▶ **Exercise prompt**: Write out all the entries word for word, but skip any images.

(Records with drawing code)

....

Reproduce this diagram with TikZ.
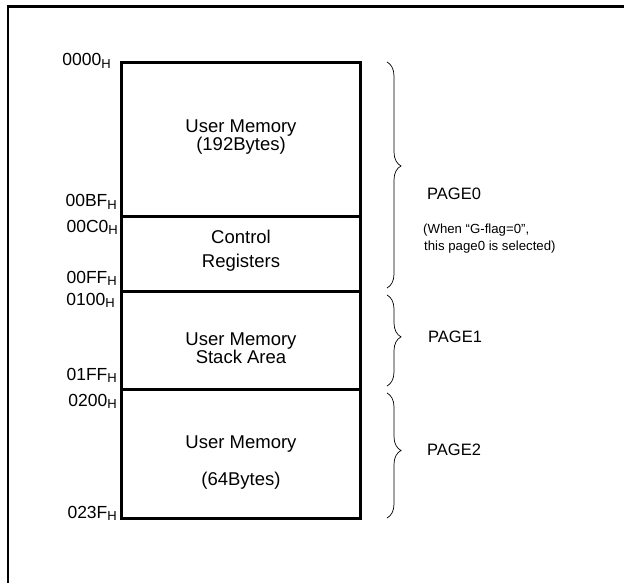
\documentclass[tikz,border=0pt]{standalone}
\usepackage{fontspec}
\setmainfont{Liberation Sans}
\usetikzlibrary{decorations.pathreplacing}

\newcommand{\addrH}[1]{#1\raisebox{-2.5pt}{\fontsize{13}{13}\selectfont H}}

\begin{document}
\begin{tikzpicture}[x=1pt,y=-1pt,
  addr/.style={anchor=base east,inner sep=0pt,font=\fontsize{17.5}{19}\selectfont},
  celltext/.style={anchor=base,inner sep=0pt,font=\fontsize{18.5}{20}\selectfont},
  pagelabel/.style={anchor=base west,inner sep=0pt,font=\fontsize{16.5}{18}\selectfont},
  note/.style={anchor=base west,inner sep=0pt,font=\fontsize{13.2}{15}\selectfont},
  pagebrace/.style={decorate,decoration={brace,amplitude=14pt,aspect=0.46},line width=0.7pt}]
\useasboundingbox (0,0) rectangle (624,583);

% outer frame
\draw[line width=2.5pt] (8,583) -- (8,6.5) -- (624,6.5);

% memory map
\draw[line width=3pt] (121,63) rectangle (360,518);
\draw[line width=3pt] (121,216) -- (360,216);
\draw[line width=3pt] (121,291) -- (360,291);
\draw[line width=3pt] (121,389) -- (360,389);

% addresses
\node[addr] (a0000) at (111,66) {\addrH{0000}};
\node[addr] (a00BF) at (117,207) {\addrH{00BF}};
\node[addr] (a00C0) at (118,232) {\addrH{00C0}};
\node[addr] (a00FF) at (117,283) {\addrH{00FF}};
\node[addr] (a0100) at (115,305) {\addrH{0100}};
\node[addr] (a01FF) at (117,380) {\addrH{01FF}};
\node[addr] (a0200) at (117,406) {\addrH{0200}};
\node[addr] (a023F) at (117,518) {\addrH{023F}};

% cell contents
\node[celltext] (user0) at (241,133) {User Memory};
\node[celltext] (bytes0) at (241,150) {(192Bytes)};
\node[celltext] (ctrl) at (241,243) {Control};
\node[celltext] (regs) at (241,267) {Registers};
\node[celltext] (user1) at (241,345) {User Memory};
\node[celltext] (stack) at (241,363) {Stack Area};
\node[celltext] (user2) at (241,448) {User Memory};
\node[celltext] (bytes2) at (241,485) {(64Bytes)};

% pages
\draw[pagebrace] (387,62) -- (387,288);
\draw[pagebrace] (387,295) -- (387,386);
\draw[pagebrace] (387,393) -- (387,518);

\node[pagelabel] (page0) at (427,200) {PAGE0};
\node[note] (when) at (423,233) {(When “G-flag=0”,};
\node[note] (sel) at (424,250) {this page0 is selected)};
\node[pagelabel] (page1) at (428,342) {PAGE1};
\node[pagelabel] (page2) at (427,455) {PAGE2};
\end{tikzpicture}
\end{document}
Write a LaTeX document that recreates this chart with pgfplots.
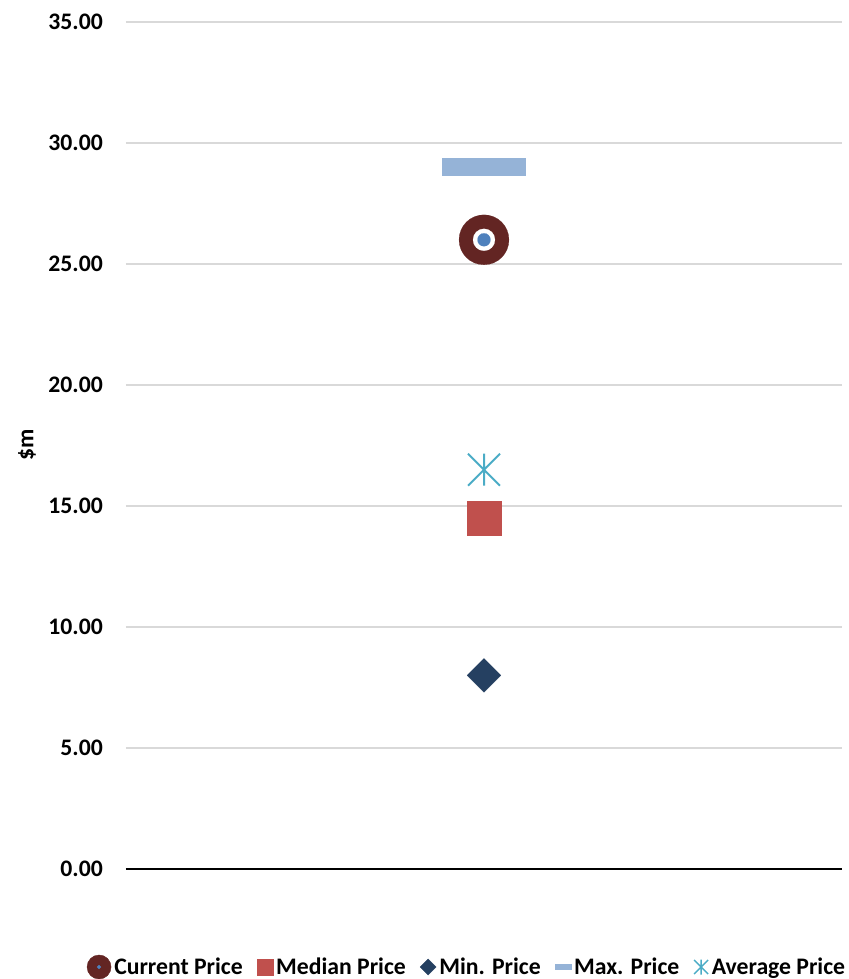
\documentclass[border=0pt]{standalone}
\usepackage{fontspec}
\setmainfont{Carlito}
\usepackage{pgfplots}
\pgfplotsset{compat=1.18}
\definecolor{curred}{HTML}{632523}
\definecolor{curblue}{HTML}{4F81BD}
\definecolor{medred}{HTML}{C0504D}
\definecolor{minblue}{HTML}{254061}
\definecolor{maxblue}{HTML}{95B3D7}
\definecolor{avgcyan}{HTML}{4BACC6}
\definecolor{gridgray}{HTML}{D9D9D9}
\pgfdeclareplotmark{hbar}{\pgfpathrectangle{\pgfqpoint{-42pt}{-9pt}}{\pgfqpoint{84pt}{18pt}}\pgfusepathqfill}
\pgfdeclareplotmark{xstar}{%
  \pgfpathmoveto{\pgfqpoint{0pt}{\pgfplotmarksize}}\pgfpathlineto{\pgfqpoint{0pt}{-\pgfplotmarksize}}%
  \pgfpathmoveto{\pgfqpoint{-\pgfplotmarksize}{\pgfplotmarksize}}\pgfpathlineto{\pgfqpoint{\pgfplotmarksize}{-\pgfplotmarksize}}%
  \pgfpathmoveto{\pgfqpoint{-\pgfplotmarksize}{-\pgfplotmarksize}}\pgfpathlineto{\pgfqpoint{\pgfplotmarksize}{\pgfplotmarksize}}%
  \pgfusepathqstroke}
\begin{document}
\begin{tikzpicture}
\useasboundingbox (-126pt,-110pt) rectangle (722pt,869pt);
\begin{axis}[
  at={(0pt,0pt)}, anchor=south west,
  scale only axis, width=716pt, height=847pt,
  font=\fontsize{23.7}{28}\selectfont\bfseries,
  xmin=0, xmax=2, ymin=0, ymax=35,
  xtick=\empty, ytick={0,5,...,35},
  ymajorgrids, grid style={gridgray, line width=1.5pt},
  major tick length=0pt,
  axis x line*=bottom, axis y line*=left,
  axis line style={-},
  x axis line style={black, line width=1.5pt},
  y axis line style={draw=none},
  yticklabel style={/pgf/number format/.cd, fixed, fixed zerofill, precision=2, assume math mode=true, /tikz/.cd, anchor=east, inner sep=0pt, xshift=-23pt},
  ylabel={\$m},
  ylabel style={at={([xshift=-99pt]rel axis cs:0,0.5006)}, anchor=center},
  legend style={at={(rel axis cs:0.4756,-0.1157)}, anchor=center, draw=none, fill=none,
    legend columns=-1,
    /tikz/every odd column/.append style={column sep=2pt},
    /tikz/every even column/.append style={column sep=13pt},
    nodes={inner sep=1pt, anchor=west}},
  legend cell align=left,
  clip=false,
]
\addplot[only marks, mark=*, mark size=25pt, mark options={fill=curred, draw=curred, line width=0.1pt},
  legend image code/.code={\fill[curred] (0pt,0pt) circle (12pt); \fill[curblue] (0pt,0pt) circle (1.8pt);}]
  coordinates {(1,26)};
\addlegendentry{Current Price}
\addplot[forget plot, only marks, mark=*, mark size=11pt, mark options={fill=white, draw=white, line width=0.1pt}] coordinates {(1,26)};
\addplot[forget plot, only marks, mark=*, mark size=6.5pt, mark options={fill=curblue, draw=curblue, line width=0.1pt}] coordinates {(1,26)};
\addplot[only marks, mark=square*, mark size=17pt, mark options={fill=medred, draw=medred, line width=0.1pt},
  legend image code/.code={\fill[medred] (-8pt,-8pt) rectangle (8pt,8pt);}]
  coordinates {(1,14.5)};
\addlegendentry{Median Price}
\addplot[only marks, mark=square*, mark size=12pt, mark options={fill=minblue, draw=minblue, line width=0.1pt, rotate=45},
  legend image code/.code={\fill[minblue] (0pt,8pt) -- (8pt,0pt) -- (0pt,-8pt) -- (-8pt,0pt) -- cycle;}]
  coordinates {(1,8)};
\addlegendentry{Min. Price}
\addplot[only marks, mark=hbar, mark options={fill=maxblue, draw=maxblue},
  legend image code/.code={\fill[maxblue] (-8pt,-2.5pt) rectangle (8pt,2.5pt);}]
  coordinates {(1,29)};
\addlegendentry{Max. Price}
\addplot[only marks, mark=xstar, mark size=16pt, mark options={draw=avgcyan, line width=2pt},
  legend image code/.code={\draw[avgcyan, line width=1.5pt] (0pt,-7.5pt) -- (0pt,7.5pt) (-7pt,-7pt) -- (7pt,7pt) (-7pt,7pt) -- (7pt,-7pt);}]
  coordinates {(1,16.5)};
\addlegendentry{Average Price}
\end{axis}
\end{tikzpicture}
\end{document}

....

▶ **Solution below**:
Reproduce this diagram with TikZ.
\documentclass[tikz,border=0pt]{standalone}
\usepackage{fontspec}
\setmainfont{Liberation Sans}
\usetikzlibrary{decorations.pathreplacing}

\newcommand{\addrH}[1]{#1\raisebox{-2.5pt}{\fontsize{13}{13}\selectfont H}}

\begin{document}
\begin{tikzpicture}[x=1pt,y=-1pt,
  addr/.style={anchor=base east,inner sep=0pt,font=\fontsize{17.5}{19}\selectfont},
  celltext/.style={anchor=base,inner sep=0pt,font=\fontsize{18.5}{20}\selectfont},
  pagelabel/.style={anchor=base west,inner sep=0pt,font=\fontsize{16.5}{18}\selectfont},
  note/.style={anchor=base west,inner sep=0pt,font=\fontsize{13.2}{15}\selectfont},
  pagebrace/.style={decorate,decoration={brace,amplitude=14pt,aspect=0.46},line width=0.7pt}]
\useasboundingbox (0,0) rectangle (624,583);

% outer frame
\draw[line width=2.5pt] (8,583) -- (8,6.5) -- (624,6.5);

% memory map
\draw[line width=3pt] (121,63) rectangle (360,518);
\draw[line width=3pt] (121,216) -- (360,216);
\draw[line width=3pt] (121,291) -- (360,291);
\draw[line width=3pt] (121,389) -- (360,389);

% addresses
\node[addr] (a0000) at (111,66) {\addrH{0000}};
\node[addr] (a00BF) at (117,207) {\addrH{00BF}};
\node[addr] (a00C0) at (118,232) {\addrH{00C0}};
\node[addr] (a00FF) at (117,283) {\addrH{00FF}};
\node[addr] (a0100) at (115,305) {\addrH{0100}};
\node[addr] (a01FF) at (117,380) {\addrH{01FF}};
\node[addr] (a0200) at (117,406) {\addrH{0200}};
\node[addr] (a023F) at (117,518) {\addrH{023F}};

% cell contents
\node[celltext] (user0) at (241,133) {User Memory};
\node[celltext] (bytes0) at (241,150) {(192Bytes)};
\node[celltext] (ctrl) at (241,243) {Control};
\node[celltext] (regs) at (241,267) {Registers};
\node[celltext] (user1) at (241,345) {User Memory};
\node[celltext] (stack) at (241,363) {Stack Area};
\node[celltext] (user2) at (241,448) {User Memory};
\node[celltext] (bytes2) at (241,485) {(64Bytes)};

% pages
\draw[pagebrace] (387,62) -- (387,288);
\draw[pagebrace] (387,295) -- (387,386);
\draw[pagebrace] (387,393) -- (387,518);

\node[pagelabel] (page0) at (427,200) {PAGE0};
\node[note] (when) at (423,233) {(When “G-flag=0”,};
\node[note] (sel) at (424,250) {this page0 is selected)};
\node[pagelabel] (page1) at (428,342) {PAGE1};
\node[pagelabel] (page2) at (427,455) {PAGE2};
\end{tikzpicture}
\end{document}
Write a LaTeX document that recreates this chart with pgfplots.
\documentclass[border=0pt]{standalone}
\usepackage{fontspec}
\setmainfont{Carlito}
\usepackage{pgfplots}
\pgfplotsset{compat=1.18}
\definecolor{curred}{HTML}{632523}
\definecolor{curblue}{HTML}{4F81BD}
\definecolor{medred}{HTML}{C0504D}
\definecolor{minblue}{HTML}{254061}
\definecolor{maxblue}{HTML}{95B3D7}
\definecolor{avgcyan}{HTML}{4BACC6}
\definecolor{gridgray}{HTML}{D9D9D9}
\pgfdeclareplotmark{hbar}{\pgfpathrectangle{\pgfqpoint{-42pt}{-9pt}}{\pgfqpoint{84pt}{18pt}}\pgfusepathqfill}
\pgfdeclareplotmark{xstar}{%
  \pgfpathmoveto{\pgfqpoint{0pt}{\pgfplotmarksize}}\pgfpathlineto{\pgfqpoint{0pt}{-\pgfplotmarksize}}%
  \pgfpathmoveto{\pgfqpoint{-\pgfplotmarksize}{\pgfplotmarksize}}\pgfpathlineto{\pgfqpoint{\pgfplotmarksize}{-\pgfplotmarksize}}%
  \pgfpathmoveto{\pgfqpoint{-\pgfplotmarksize}{-\pgfplotmarksize}}\pgfpathlineto{\pgfqpoint{\pgfplotmarksize}{\pgfplotmarksize}}%
  \pgfusepathqstroke}
\begin{document}
\begin{tikzpicture}
\useasboundingbox (-126pt,-110pt) rectangle (722pt,869pt);
\begin{axis}[
  at={(0pt,0pt)}, anchor=south west,
  scale only axis, width=716pt, height=847pt,
  font=\fontsize{23.7}{28}\selectfont\bfseries,
  xmin=0, xmax=2, ymin=0, ymax=35,
  xtick=\empty, ytick={0,5,...,35},
  ymajorgrids, grid style={gridgray, line width=1.5pt},
  major tick length=0pt,
  axis x line*=bottom, axis y line*=left,
  axis line style={-},
  x axis line style={black, line width=1.5pt},
  y axis line style={draw=none},
  yticklabel style={/pgf/number format/.cd, fixed, fixed zerofill, precision=2, assume math mode=true, /tikz/.cd, anchor=east, inner sep=0pt, xshift=-23pt},
  ylabel={\$m},
  ylabel style={at={([xshift=-99pt]rel axis cs:0,0.5006)}, anchor=center},
  legend style={at={(rel axis cs:0.4756,-0.1157)}, anchor=center, draw=none, fill=none,
    legend columns=-1,
    /tikz/every odd column/.append style={column sep=2pt},
    /tikz/every even column/.append style={column sep=13pt},
    nodes={inner sep=1pt, anchor=west}},
  legend cell align=left,
  clip=false,
]
\addplot[only marks, mark=*, mark size=25pt, mark options={fill=curred, draw=curred, line width=0.1pt},
  legend image code/.code={\fill[curred] (0pt,0pt) circle (12pt); \fill[curblue] (0pt,0pt) circle (1.8pt);}]
  coordinates {(1,26)};
\addlegendentry{Current Price}
\addplot[forget plot, only marks, mark=*, mark size=11pt, mark options={fill=white, draw=white, line width=0.1pt}] coordinates {(1,26)};
\addplot[forget plot, only marks, mark=*, mark size=6.5pt, mark options={fill=curblue, draw=curblue, line width=0.1pt}] coordinates {(1,26)};
\addplot[only marks, mark=square*, mark size=17pt, mark options={fill=medred, draw=medred, line width=0.1pt},
  legend image code/.code={\fill[medred] (-8pt,-8pt) rectangle (8pt,8pt);}]
  coordinates {(1,14.5)};
\addlegendentry{Median Price}
\addplot[only marks, mark=square*, mark size=12pt, mark options={fill=minblue, draw=minblue, line width=0.1pt, rotate=45},
  legend image code/.code={\fill[minblue] (0pt,8pt) -- (8pt,0pt) -- (0pt,-8pt) -- (-8pt,0pt) -- cycle;}]
  coordinates {(1,8)};
\addlegendentry{Min. Price}
\addplot[only marks, mark=hbar, mark options={fill=maxblue, draw=maxblue},
  legend image code/.code={\fill[maxblue] (-8pt,-2.5pt) rectangle (8pt,2.5pt);}]
  coordinates {(1,29)};
\addlegendentry{Max. Price}
\addplot[only marks, mark=xstar, mark size=16pt, mark options={draw=avgcyan, line width=2pt},
  legend image code/.code={\draw[avgcyan, line width=1.5pt] (0pt,-7.5pt) -- (0pt,7.5pt) (-7pt,-7pt) -- (7pt,7pt) (-7pt,7pt) -- (7pt,-7pt);}]
  coordinates {(1,16.5)};
\addlegendentry{Average Price}
\end{axis}
\end{tikzpicture}
\end{document}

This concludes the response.